• [WHAT TO DO] Go through the listing and set it down exactly, leaving out its pictures.

• [DATA SECTION]
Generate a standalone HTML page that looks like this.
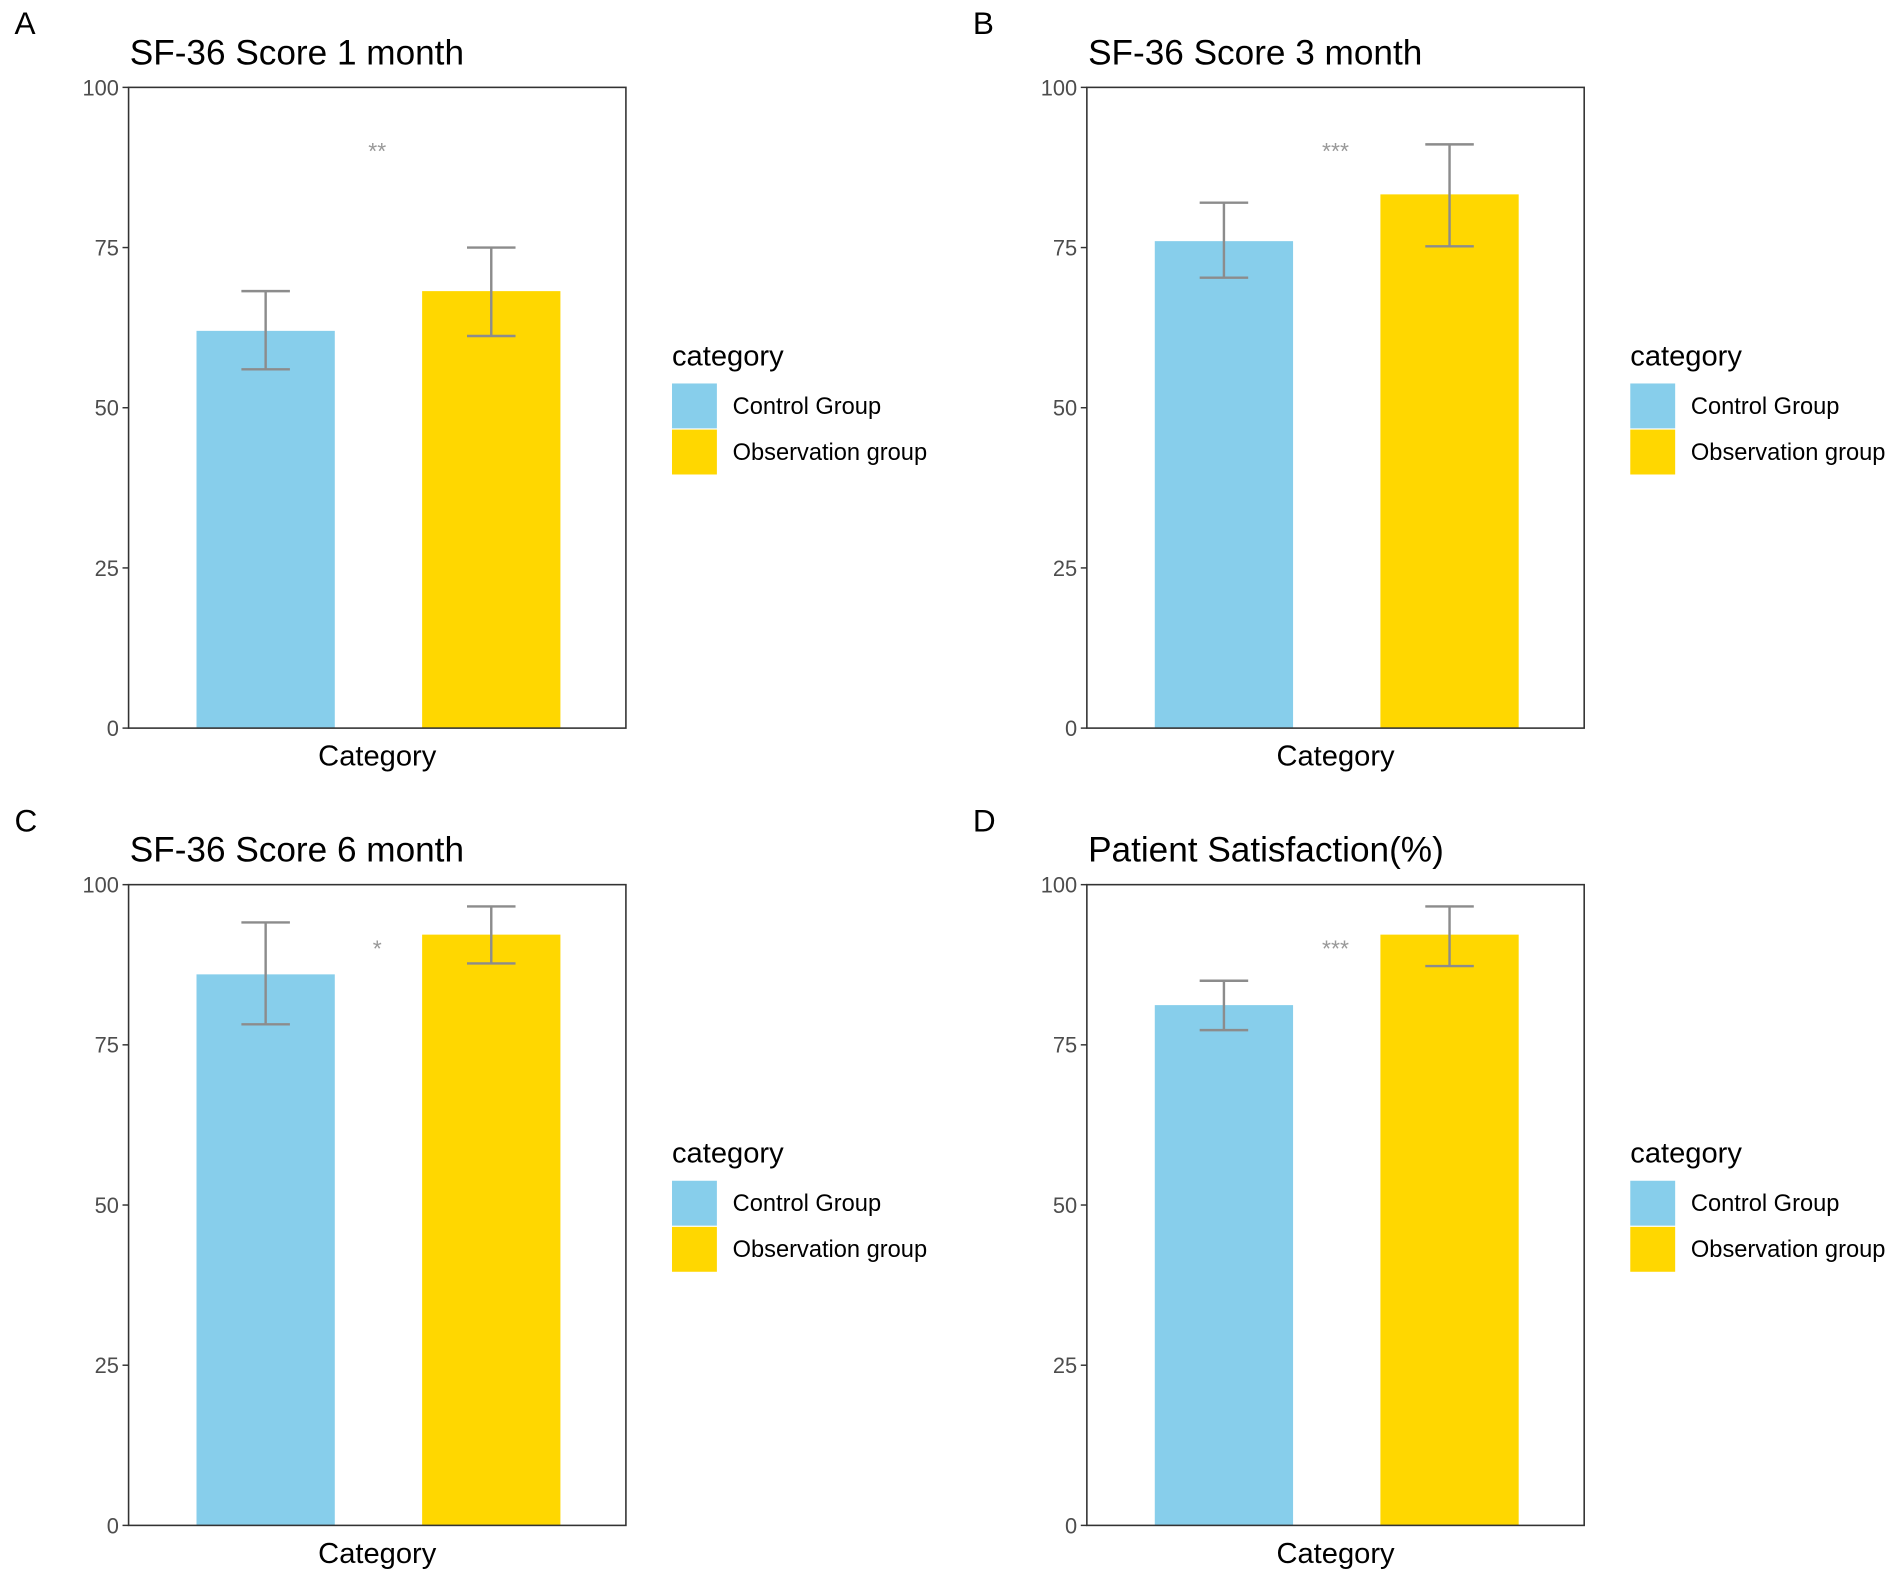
<!DOCTYPE html>
<html><head><meta charset="utf-8"><style>
html,body{margin:0;padding:0;background:#fff}
svg{display:block;font-family:"Liberation Sans",Arial,sans-serif}
</style></head><body>
<svg id="fig" width="1902" height="1580" viewBox="0 0 1568 1302" preserveAspectRatio="none" xmlns="http://www.w3.org/2000/svg"></svg>
<script>
const panelLetters = ["A","B","C","D"];
const panelTitles = ["SF-36 Score 1 month","SF-36 Score 3 month","SF-36 Score 6 month","Patient Satisfaction(%)"];
const groups = ["Control Group","Observation group"];
const controlMeans = [62, 76, 86, 81.2];
const controlLow = [56, 70.3, 78.2, 77.3];
const controlHigh = [68.2, 82, 94.1, 85];
const obsMeans = [68.2, 83.3, 92.2, 92.2];
const obsLow = [61.2, 75.2, 87.7, 87.3];
const obsHigh = [75, 91.1, 96.6, 96.6];
const sigLabels = ["**","***","*","***"];
const sigY = [90.5, 90.5, 90.5, 90.5];
const yTicks = [0,25,50,75,100];
const colors = ["#87CEEB","#FFD700"];

const NS="http://www.w3.org/2000/svg";
const svg=document.getElementById('fig');
function mk(tag,attrs,parent,text){const e=document.createElementNS(NS,tag);for(const k in attrs)e.setAttribute(k,attrs[k]);if(text!==undefined)e.textContent=text;(parent||svg).appendChild(e);return e;}

const origins=[[0,0],[790,0],[0,657],[790,657]];
origins.forEach((o,i)=>{
  const ox=o[0], oy=o[1];
  const L=106+ox, R=516+ox, T=72+oy, B=600+oy;
  const y=v=>B-(v/100)*(B-T);
  const g=mk('g',{});
  
  
  let t=mk('text',{x:12+ox,y:28+oy,'font-size':26,fill:'#000'},g,panelLetters[i]);
  
  t=mk('text',{x:107+ox,y:53+oy,'font-size':29,fill:'#000'},g,panelTitles[i]);
  
  yTicks.forEach(v=>{
    const l=mk('line',{x1:L-5,x2:L,y1:y(v),y2:y(v),stroke:'#333','stroke-width':1.2},g);
    
    const tx=mk('text',{x:L-8,y:y(v)+6.5,'font-size':18,fill:'#4d4d4d','text-anchor':'end'},g,String(v));
    
  });
  const bars=[[controlMeans[i],controlLow[i],controlHigh[i],162],[obsMeans[i],obsLow[i],obsHigh[i],348]];
  bars.forEach((b,j)=>{
    const bx=b[3]+ox, w=114, cx=bx+w/2;
    const r=mk('rect',{x:bx,y:y(b[0]),width:w,height:B-y(b[0]),fill:colors[j]},g);
    
    
    const eg=mk('g',{stroke:'#8c8c8c','stroke-width':2,fill:'none'},g);
    
    
    mk('line',{x1:cx,x2:cx,y1:y(b[1]),y2:y(b[2])},eg);
    mk('line',{x1:cx-20,x2:cx+20,y1:y(b[1]),y2:y(b[1])},eg);
    mk('line',{x1:cx-20,x2:cx+20,y1:y(b[2]),y2:y(b[2])},eg);
  });
  t=mk('text',{x:(L+R)/2,y:y(sigY[i])+9,'font-size':19,fill:'#999','text-anchor':'middle'},g,sigLabels[i]);
  
  const fr=mk('rect',{x:L,y:T,width:R-L,height:B-T,fill:'none',stroke:'#333','stroke-width':1.3},g);
  
  t=mk('text',{x:(L+R)/2,y:B+31,'font-size':24,fill:'#000','text-anchor':'middle'},g,'Category');
  
  const lg=mk('g',{},g);
  
  t=mk('text',{x:554+ox,y:301+oy,'font-size':24,fill:'#000'},lg,'category');
  
  groups.forEach((gname,j)=>{
    const ky=316+oy+j*38;
    const e=mk('g',{},lg);
    
    mk('rect',{x:554+ox,y:ky,width:37,height:37,fill:colors[j]},e);
    mk('text',{x:604+ox,y:ky+25,'font-size':19.5,fill:'#000'},e,gname);
  });
});
</script>
</body></html>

• [TASK SOLUTION]
Generate a standalone HTML page that looks like this.
<!DOCTYPE html>
<html><head><meta charset="utf-8"><style>
html,body{margin:0;padding:0;background:#fff}
svg{display:block;font-family:"Liberation Sans",Arial,sans-serif}
</style></head><body>
<svg id="fig" width="1902" height="1580" viewBox="0 0 1568 1302" preserveAspectRatio="none" xmlns="http://www.w3.org/2000/svg"></svg>
<script>
const panelLetters = ["A","B","C","D"];
const panelTitles = ["SF-36 Score 1 month","SF-36 Score 3 month","SF-36 Score 6 month","Patient Satisfaction(%)"];
const groups = ["Control Group","Observation group"];
const controlMeans = [62, 76, 86, 81.2];
const controlLow = [56, 70.3, 78.2, 77.3];
const controlHigh = [68.2, 82, 94.1, 85];
const obsMeans = [68.2, 83.3, 92.2, 92.2];
const obsLow = [61.2, 75.2, 87.7, 87.3];
const obsHigh = [75, 91.1, 96.6, 96.6];
const sigLabels = ["**","***","*","***"];
const sigY = [90.5, 90.5, 90.5, 90.5];
const yTicks = [0,25,50,75,100];
const colors = ["#87CEEB","#FFD700"];

const NS="http://www.w3.org/2000/svg";
const svg=document.getElementById('fig');
function mk(tag,attrs,parent,text){const e=document.createElementNS(NS,tag);for(const k in attrs)e.setAttribute(k,attrs[k]);if(text!==undefined)e.textContent=text;(parent||svg).appendChild(e);return e;}

const origins=[[0,0],[790,0],[0,657],[790,657]];
origins.forEach((o,i)=>{
  const ox=o[0], oy=o[1];
  const L=106+ox, R=516+ox, T=72+oy, B=600+oy;
  const y=v=>B-(v/100)*(B-T);
  const g=mk('g',{});
  
  
  let t=mk('text',{x:12+ox,y:28+oy,'font-size':26,fill:'#000'},g,panelLetters[i]);
  
  t=mk('text',{x:107+ox,y:53+oy,'font-size':29,fill:'#000'},g,panelTitles[i]);
  
  yTicks.forEach(v=>{
    const l=mk('line',{x1:L-5,x2:L,y1:y(v),y2:y(v),stroke:'#333','stroke-width':1.2},g);
    
    const tx=mk('text',{x:L-8,y:y(v)+6.5,'font-size':18,fill:'#4d4d4d','text-anchor':'end'},g,String(v));
    
  });
  const bars=[[controlMeans[i],controlLow[i],controlHigh[i],162],[obsMeans[i],obsLow[i],obsHigh[i],348]];
  bars.forEach((b,j)=>{
    const bx=b[3]+ox, w=114, cx=bx+w/2;
    const r=mk('rect',{x:bx,y:y(b[0]),width:w,height:B-y(b[0]),fill:colors[j]},g);
    
    
    const eg=mk('g',{stroke:'#8c8c8c','stroke-width':2,fill:'none'},g);
    
    
    mk('line',{x1:cx,x2:cx,y1:y(b[1]),y2:y(b[2])},eg);
    mk('line',{x1:cx-20,x2:cx+20,y1:y(b[1]),y2:y(b[1])},eg);
    mk('line',{x1:cx-20,x2:cx+20,y1:y(b[2]),y2:y(b[2])},eg);
  });
  t=mk('text',{x:(L+R)/2,y:y(sigY[i])+9,'font-size':19,fill:'#999','text-anchor':'middle'},g,sigLabels[i]);
  
  const fr=mk('rect',{x:L,y:T,width:R-L,height:B-T,fill:'none',stroke:'#333','stroke-width':1.3},g);
  
  t=mk('text',{x:(L+R)/2,y:B+31,'font-size':24,fill:'#000','text-anchor':'middle'},g,'Category');
  
  const lg=mk('g',{},g);
  
  t=mk('text',{x:554+ox,y:301+oy,'font-size':24,fill:'#000'},lg,'category');
  
  groups.forEach((gname,j)=>{
    const ky=316+oy+j*38;
    const e=mk('g',{},lg);
    
    mk('rect',{x:554+ox,y:ky,width:37,height:37,fill:colors[j]},e);
    mk('text',{x:604+ox,y:ky+25,'font-size':19.5,fill:'#000'},e,gname);
  });
});
</script>
</body></html>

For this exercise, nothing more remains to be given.